[Figure scripts]
....

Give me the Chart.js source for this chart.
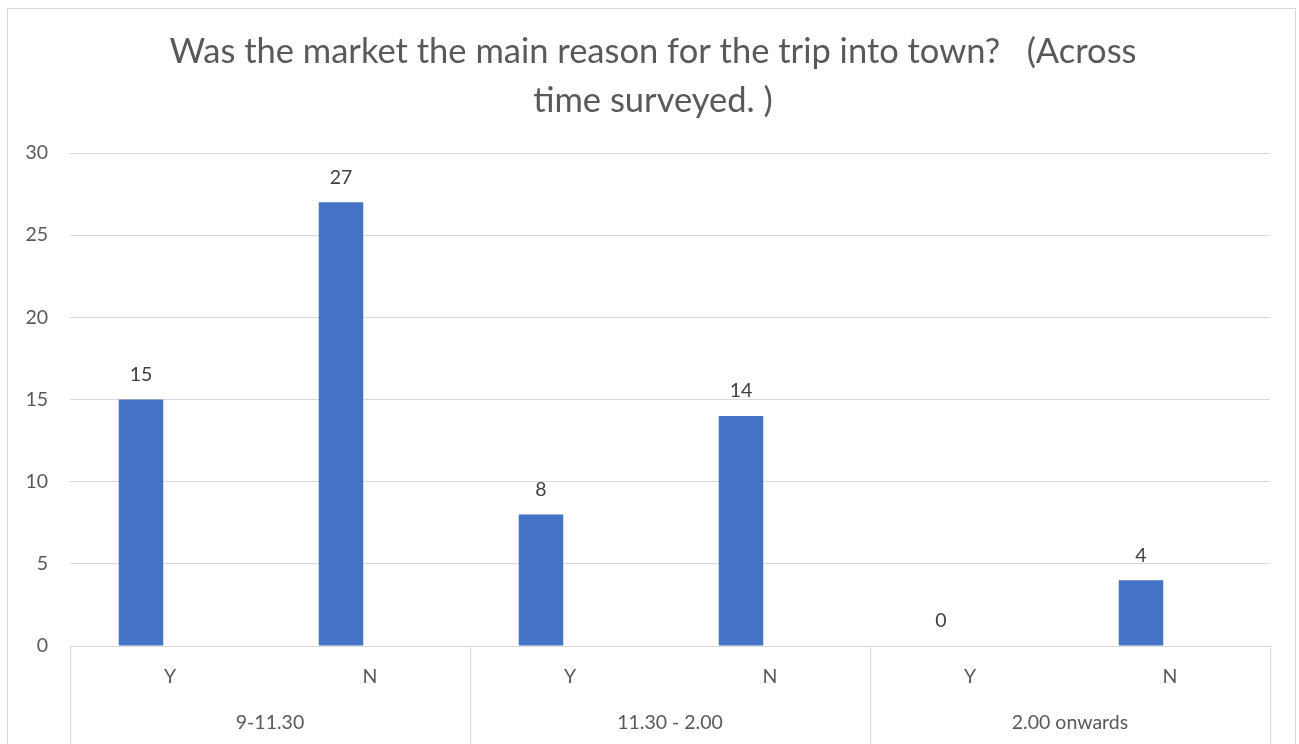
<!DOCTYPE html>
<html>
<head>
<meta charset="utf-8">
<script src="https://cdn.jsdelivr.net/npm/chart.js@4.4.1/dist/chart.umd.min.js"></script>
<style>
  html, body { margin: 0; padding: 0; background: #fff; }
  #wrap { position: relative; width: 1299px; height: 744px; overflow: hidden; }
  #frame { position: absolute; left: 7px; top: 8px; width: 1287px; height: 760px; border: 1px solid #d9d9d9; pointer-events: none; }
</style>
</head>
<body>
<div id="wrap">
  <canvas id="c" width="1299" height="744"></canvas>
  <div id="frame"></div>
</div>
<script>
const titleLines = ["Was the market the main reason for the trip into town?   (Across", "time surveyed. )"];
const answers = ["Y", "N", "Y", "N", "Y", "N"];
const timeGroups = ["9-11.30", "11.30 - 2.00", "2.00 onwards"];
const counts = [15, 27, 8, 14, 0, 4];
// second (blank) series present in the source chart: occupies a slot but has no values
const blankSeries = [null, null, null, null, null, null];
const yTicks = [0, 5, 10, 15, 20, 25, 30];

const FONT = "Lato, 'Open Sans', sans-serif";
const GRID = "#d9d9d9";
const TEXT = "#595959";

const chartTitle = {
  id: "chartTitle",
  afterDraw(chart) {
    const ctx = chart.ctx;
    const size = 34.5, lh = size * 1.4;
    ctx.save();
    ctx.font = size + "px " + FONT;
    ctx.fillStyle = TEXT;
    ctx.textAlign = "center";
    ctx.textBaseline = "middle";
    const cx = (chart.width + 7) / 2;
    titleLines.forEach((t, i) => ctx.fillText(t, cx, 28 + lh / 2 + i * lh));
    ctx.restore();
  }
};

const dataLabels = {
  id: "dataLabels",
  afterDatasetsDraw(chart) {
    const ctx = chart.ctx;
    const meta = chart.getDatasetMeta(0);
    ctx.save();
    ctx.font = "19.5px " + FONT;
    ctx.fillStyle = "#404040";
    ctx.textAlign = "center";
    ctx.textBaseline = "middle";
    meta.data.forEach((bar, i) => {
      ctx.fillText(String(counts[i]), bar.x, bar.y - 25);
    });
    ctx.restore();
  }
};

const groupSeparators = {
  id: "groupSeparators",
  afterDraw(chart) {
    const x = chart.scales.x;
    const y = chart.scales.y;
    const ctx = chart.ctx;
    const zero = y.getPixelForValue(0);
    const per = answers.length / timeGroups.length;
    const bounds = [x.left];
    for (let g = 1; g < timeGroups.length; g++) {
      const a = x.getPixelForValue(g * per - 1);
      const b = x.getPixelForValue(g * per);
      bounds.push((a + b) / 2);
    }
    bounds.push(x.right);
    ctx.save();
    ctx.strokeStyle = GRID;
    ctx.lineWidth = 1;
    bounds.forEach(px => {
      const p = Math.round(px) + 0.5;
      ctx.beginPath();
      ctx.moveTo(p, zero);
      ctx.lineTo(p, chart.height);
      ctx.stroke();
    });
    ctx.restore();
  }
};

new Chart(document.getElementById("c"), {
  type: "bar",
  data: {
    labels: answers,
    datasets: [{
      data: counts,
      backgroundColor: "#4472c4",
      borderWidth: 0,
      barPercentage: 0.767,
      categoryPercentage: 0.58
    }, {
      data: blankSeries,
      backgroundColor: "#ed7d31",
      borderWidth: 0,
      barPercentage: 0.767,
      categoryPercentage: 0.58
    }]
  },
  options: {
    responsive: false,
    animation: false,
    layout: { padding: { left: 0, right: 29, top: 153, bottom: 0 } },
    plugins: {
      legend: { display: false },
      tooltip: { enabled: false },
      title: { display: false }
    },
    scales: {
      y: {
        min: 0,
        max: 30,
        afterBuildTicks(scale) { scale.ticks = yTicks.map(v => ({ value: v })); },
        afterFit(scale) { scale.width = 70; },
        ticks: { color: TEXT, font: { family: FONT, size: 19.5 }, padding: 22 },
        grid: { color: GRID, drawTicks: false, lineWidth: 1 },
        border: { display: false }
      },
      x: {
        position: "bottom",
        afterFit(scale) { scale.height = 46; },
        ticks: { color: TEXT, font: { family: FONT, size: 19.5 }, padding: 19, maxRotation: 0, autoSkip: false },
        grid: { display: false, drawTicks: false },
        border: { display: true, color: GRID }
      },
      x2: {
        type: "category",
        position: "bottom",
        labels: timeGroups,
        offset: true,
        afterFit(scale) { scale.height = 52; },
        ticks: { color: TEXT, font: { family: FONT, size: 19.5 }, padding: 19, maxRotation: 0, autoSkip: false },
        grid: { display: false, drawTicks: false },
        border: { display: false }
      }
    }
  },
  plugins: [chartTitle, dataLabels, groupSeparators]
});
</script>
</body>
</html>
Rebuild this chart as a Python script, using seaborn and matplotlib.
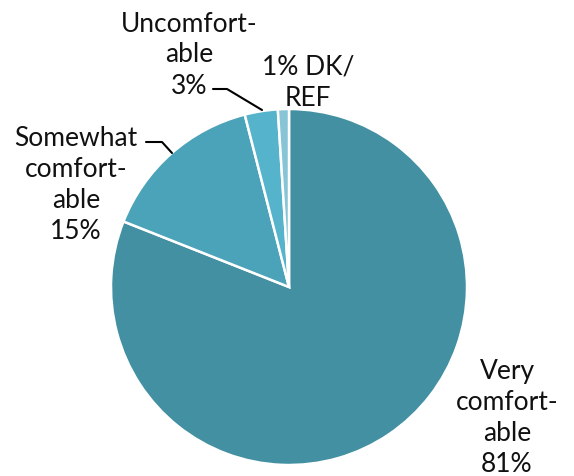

....

[DIRECTIONS] Extract lines where the string "source" occurs.

[REPLY TO THE EXERCISE]
Give me the Chart.js source for this chart.
// second (blank) series present in the source chart: occupies a slot but has no values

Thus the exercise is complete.